By freeing ourselves of this expectation of owing parts of ourselves to others that we don’t actually want to give, we free everyone around us in kind.

But Wait! Won't That Mean...

The only thing it'll mean is that when people are showing up, it's because they want to. And they'll be showing up for you. Not the benefits you bring "to the table".

Listen, we all want to share ourselves. We want space held for us and we want to hold space for others. The reason this fails is because we don’t feel safe to do so.

Being accountable to the rules of consent helps us prioritize the emotional safety of the relationship. Emotionally safe relationships don't require coercion or a score to keep. They feel like home. We return willingly and open right up because emotionally safe people are rare to each of us.

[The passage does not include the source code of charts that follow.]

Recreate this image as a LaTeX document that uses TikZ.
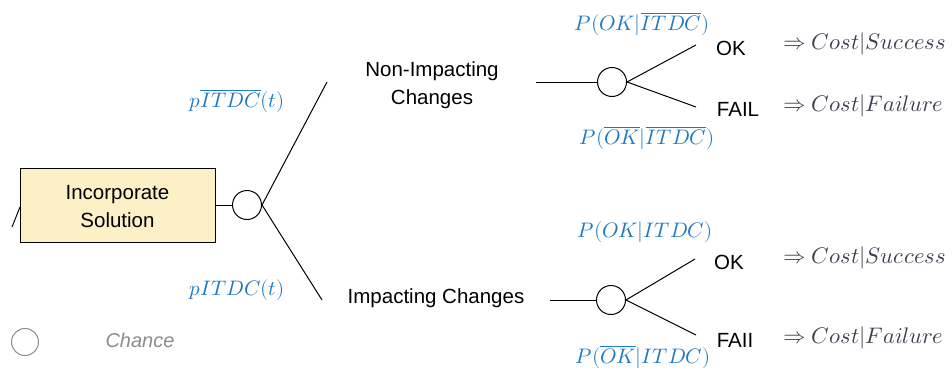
\documentclass[tikz,border=0pt]{standalone}
\usepackage{fontspec}
\usepackage{unicode-math}
\setmainfont{Liberation Sans}
\definecolor{boxfill}{HTML}{FDF0C6}
\definecolor{problue}{HTML}{1F78C4}
\definecolor{costcol}{HTML}{3A3F4E}
\definecolor{legendgray}{HTML}{8C8C8C}
\tikzset{
  lbl/.style={inner sep=0pt, font=\fontsize{20.5}{28}\selectfont, text=black, align=center},
  prob/.style={inner sep=0pt, font=\fontsize{21}{24}\selectfont, text=problue},
  cost/.style={inner sep=0pt, anchor=west, font=\fontsize{22.5}{26}\selectfont, text=costcol},
  chance/.style={circle, draw=black, line width=1pt, minimum size=29pt, inner sep=0pt},
  decbox/.style={draw=black, line width=1pt, fill=boxfill, minimum width=195pt, minimum height=74pt, inner sep=0pt},
  edge/.style={line width=1pt, draw=black}
}
\begin{document}
\begin{tikzpicture}[x=1pt,y=-1pt]
\useasboundingbox (0,0) rectangle (952,372);
% decision node
\coordinate (stubA) at (12,227);
\coordinate (stubB) at (20,207);
\draw[edge] (stubA) -- (stubB);
\node[decbox] (box) at (117.5,205) {};
\node[lbl] (boxtxt) at (117.5,207) {Incorporate\\Solution};
\node[chance] (c0) at (247,205) {};
\draw[edge] (box.east) -- (c0.west);
% main branches
\coordinate (upEnd) at (327,82);
\coordinate (loEnd) at (322,300);
\draw[edge] (c0.east) -- (upEnd);
\draw[edge] (c0.east) -- (loEnd);
\node[prob] (pbar) at (237,101) {$p\overline{ITDC}(t)$};
\node[prob] (p) at (237,290) {$pITDC(t)$};
\node[lbl] (nonimp) at (432,85) {Non-Impacting\\Changes};
\node[lbl] (imp) at (436,298) {Impacting Changes};
% upper sub-tree
\coordinate (u0) at (536,82);
\node[chance] (c1) at (612,82) {};
\draw[edge] (u0) -- (c1.west);
\coordinate (u1) at (696,45);
\coordinate (u2) at (696,107);
\draw[edge] (c1.east) -- (u1);
\draw[edge] (c1.east) -- (u2);
\node[lbl] (ok1) at (731,48) {OK};
\node[lbl] (fail1) at (738,109) {FAIL};
\node[cost] (cs1) at (783,44) {$\Rightarrow Cost|Success$};
\node[cost] (cf1) at (783,106) {$\Rightarrow Cost|Failure$};
\node[prob] (pa) at (642,24) {$P(OK|\overline{ITDC})$};
\node[prob] (pb) at (647,138) {$P(\overline{OK}|\overline{ITDC})$};
% lower sub-tree
\coordinate (l0) at (550,300);
\node[chance] (c2) at (611,300) {};
\draw[edge] (l0) -- (c2.west);
\coordinate (l1) at (695,259);
\coordinate (l2) at (696,335);
\draw[edge] (c2.east) -- (l1);
\draw[edge] (c2.east) -- (l2);
\node[lbl] (ok2) at (729,262) {OK};
\node[lbl] (fail2) at (735,340) {FAII};
\node[cost] (cs2) at (783,258) {$\Rightarrow Cost|Success$};
\node[cost] (cf2) at (783,338) {$\Rightarrow Cost|Failure$};
\node[prob] (pc) at (645,232) {$P(OK|ITDC)$};
\node[prob] (pd) at (643,357) {$P(\overline{OK}|ITDC)$};
% legend
\node[circle, draw=legendgray, line width=1pt, minimum size=27pt, inner sep=0pt] (leg) at (25,342) {};
\node[inner sep=0pt, font=\fontsize{20}{24}\selectfont\itshape, text=legendgray] (legtxt) at (140,340) {Chance};
\end{tikzpicture}
\end{document}
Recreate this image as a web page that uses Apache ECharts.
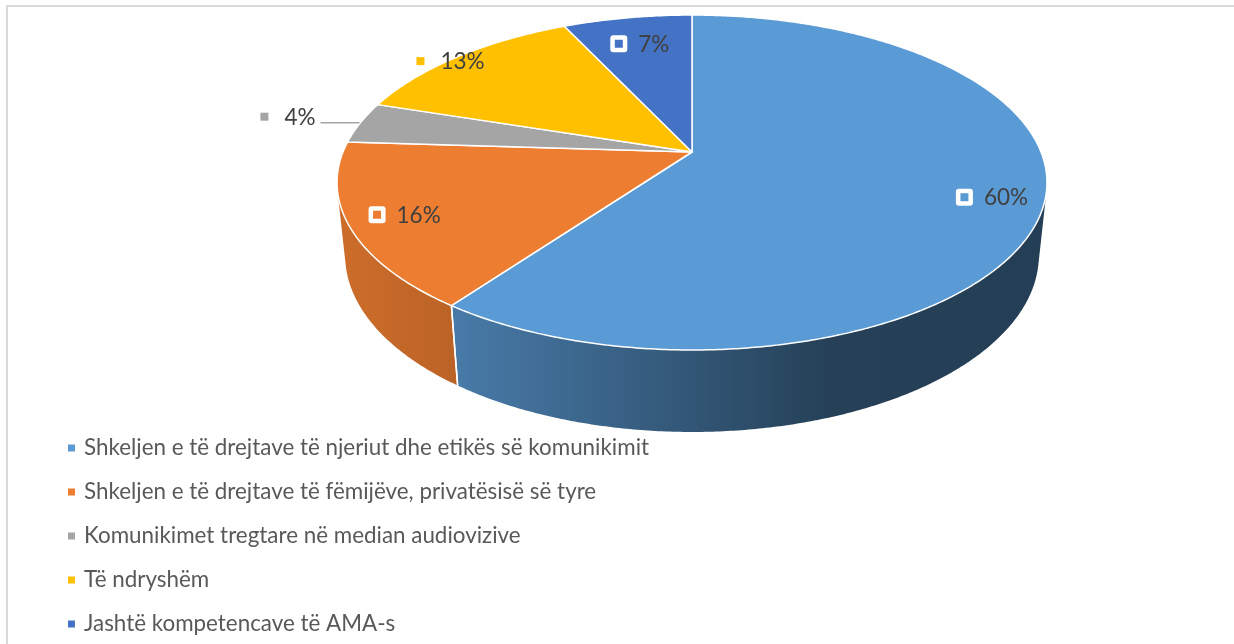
<!DOCTYPE html>
<html><head><meta charset="utf-8">
<script src="https://cdn.jsdelivr.net/npm/echarts@6/dist/echarts.min.js"></script>
<style>html,body{margin:0;padding:0;background:#fff}#c{width:1234px;height:644px}</style>
</head><body><div id="c"></div>
<script>
// ---- data ----
const categories = [
  'Shkeljen e të drejtave të njeriut dhe etikës së komunikimit',
  'Shkeljen e të drejtave të fëmijëve, privatësisë së tyre',
  'Komunikimet tregtare në median audiovizive',
  'Të ndryshëm',
  'Jashtë kompetencave të AMA-s'
];
const values = [60, 16, 4, 13, 7];
const colors = ['#5B9BD5', '#ED7D31', '#A5A5A5', '#FFC000', '#4472C4'];
const labelRadius = [0.86, 0.85, 1.0, 0.98, 0.78];
const labelMode = ['inside', 'inside', 'leader', 'outside', 'inside'];

// ---- 3D view (styling) ----
const CX = 692, CY = 152, F = 1698, DIST = 4.865, TILT = 27.64 * Math.PI / 180, DEPTH = 0.2374;
const SA = Math.sin(TILT), CA = Math.cos(TILT);
function proj(X, Y, Z) { const dep = DIST - (Y * SA + Z * CA); return [CX + F * X / dep, CY - F * (Y * CA - Z * SA) / dep]; }
function rim(t, r, Y) { return proj(r * Math.sin(t), Y, -r * Math.cos(t)); }
const thA = Math.acos(-1 / (DIST * CA)), thB = 2 * Math.PI - thA;
const xL = rim(thB, 1, 0)[0], xR = rim(thA, 1, 0)[0];
const shadeStops = [[0, 0.87], [0.18, 0.78], [0.70, 0.41], [1, 0.40]];
function shade(hex, f) {
  const n = parseInt(hex.slice(1), 16);
  const r = Math.round(((n >> 16) & 255) * f), g = Math.round(((n >> 8) & 255) * f), b = Math.round((n & 255) * f);
  return 'rgb(' + r + ',' + g + ',' + b + ')';
}
function wallFill(hex) {
  return { type: 'linear', x: xL, y: 0, x2: xR, y2: 0, global: true,
    colorStops: shadeStops.map(s => ({ offset: s[0], color: shade(hex, s[1]) })) };
}
const total = values.reduce((a, b) => a + b, 0);
const STEP = Math.PI / 360;
function arc(t1, t2, Y) {
  const pts = []; const n = Math.max(2, Math.ceil((t2 - t1) / STEP));
  for (let k = 0; k <= n; k++) pts.push(rim(t1 + (t2 - t1) * k / n, 1, Y));
  return pts;
}
const FONT = 'Lato', LABEL_SIZE = 22.5;
const mctx = document.createElement('canvas').getContext('2d');
function textW(s) { mctx.font = LABEL_SIZE + 'px ' + FONT; return mctx.measureText(s).width; }

function labelGroup(x, y, txt, color, framed, align) {
  // align: 'center' => x is group center; 'right' => x is group right edge
  const outer = framed ? 17 : 8, gap = framed ? 11 : 16;
  const w = outer + gap + textW(txt);
  const left = align === 'right' ? x - w : x - w / 2;
  const els = [];
  if (framed) {
    els.push({ type: 'rect', z2: 10, shape: { x: left, y: y - 8.5, width: 17, height: 17, r: 3 }, style: { fill: '#fff' } });
    els.push({ type: 'rect', z2: 11, shape: { x: left + 4.5, y: y - 4, width: 8, height: 8 }, style: { fill: color } });
  } else {
    els.push({ type: 'rect', z2: 11, shape: { x: left, y: y - 4, width: 8, height: 8 }, style: { fill: color } });
  }
  els.push({ type: 'text', z2: 12, x: left + outer + gap, y: y + 1,
    style: { text: txt, fontFamily: FONT, fontSize: LABEL_SIZE, fill: '#404040', align: 'left', verticalAlign: 'middle' } });
  return els;
}

function renderItem(params, api) {
  const i = params.dataIndex;
  let start = 0; for (let j = 0; j < i; j++) start += values[j];
  const t1 = start / total * 2 * Math.PI, t2 = (start + api.value(0)) / total * 2 * Math.PI;
  let children = [];
  const v1 = Math.max(t1, thA), v2 = Math.min(t2, thB);
  if (v2 > v1) {
    const pts = arc(v1, v2, 0).concat(arc(v1, v2, -DEPTH).reverse());
    children.push({ type: 'polygon', z2: 1, shape: { points: pts }, style: { fill: wallFill(colors[i]) } });
  }
  [t1, t2].forEach(t => {
    if (t > thA && t < thB) {
      const a = rim(t, 1, 0), b = rim(t, 1, -DEPTH);
      children.push({ type: 'line', z2: 2, shape: { x1: a[0], y1: a[1], x2: b[0], y2: b[1] }, style: { stroke: '#fff', lineWidth: 1.5 } });
    }
  });
  const top = [proj(0, 0, 0)].concat(arc(t1, t2, 0));
  children.push({ type: 'polygon', z2: 5, shape: { points: top }, style: { fill: colors[i], stroke: '#fff', lineWidth: 1.5, lineJoin: 'round' } });

  const tm = (t1 + t2) / 2;
  const txt = Math.round(api.value(0) / total * 100) + '%';
  const mode = labelMode[i];
  if (mode === 'inside') {
    const p = rim(tm, labelRadius[i], 0);
    children = children.concat(labelGroup(p[0], p[1], txt, colors[i], true, 'center'));
  } else if (mode === 'outside') {
    const p = rim(tm, labelRadius[i], 0);
    children = children.concat(labelGroup(p[0] - 12, p[1] + 3, txt, colors[i], false, 'center'));
  } else {
    const e = rim(tm, labelRadius[i], 0);
    const LEN = 40;
    children.push({ type: 'line', z2: 10, shape: { x1: e[0] - 1, y1: e[1], x2: e[0] - LEN, y2: e[1] }, style: { stroke: '#A6A6A6', lineWidth: 1.5 } });
    children = children.concat(labelGroup(e[0] - LEN - 5, e[1] - 6, txt, colors[i], false, 'right'));
  }
  return { type: 'group', children };
}

const chart = echarts.init(document.getElementById('c'), null, { renderer: 'canvas' });
chart.setOption({
  animation: false,
  color: colors,
  graphic: [{ type: 'rect', z: -1, shape: { x: 7, y: 6, width: 1400, height: 800 }, style: { fill: 'none', stroke: '#D9D9D9', lineWidth: 2 }, silent: true }],
  legend: {
    orient: 'vertical', left: 68, top: 436, padding: 0, itemWidth: 7, itemHeight: 7, itemGap: 20, icon: 'rect',
    selectedMode: false, data: categories,
    textStyle: { fontFamily: FONT, fontSize: 22.4, color: '#595959', lineHeight: 24, padding: [0, 0, 0, 4] }
  },
  series: [
    { type: 'custom', name: 'slices', coordinateSystem: 'none', renderItem,
      data: values.map((v, i) => ({ name: categories[i], value: v })) },
    { type: 'pie', name: 'legendSource', center: [-500, -500], radius: [0, 1], silent: true,
      label: { show: false }, labelLine: { show: false },
      data: values.map((v, i) => ({ name: categories[i], value: v })) }
  ]
});
</script></body></html>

Understanding that we're not entitled to the emotional presence or vulnerability of the people around us means we don't pressure, coerce, or force their hand. They get to feel safe. We are the most open with the people we feel the most safe with. We do not feel safe with people who undermine our autonomy & override our boundaries.

But when we do feel safe we can participate from a wholehearted space because we want to. Not because someone somewhere told us we’re "supposed" to.

Related: 

Why Humans Suck at Emotional Intimacy
What happens when we discover the emotional body?

Remember, It's All A Practice

I know this is a lot and honestly it’s just the start, but keep in mind that our role is to simply develop an understanding and practice of these things.

As humans, we're constantly growing and evolving. As are our relationships, platonic and otherwise.

If these relationships have trust, good boundaries, safe conflict resolution, and healthy emotional intimacy, they can endure as we all change and develop. That is the key.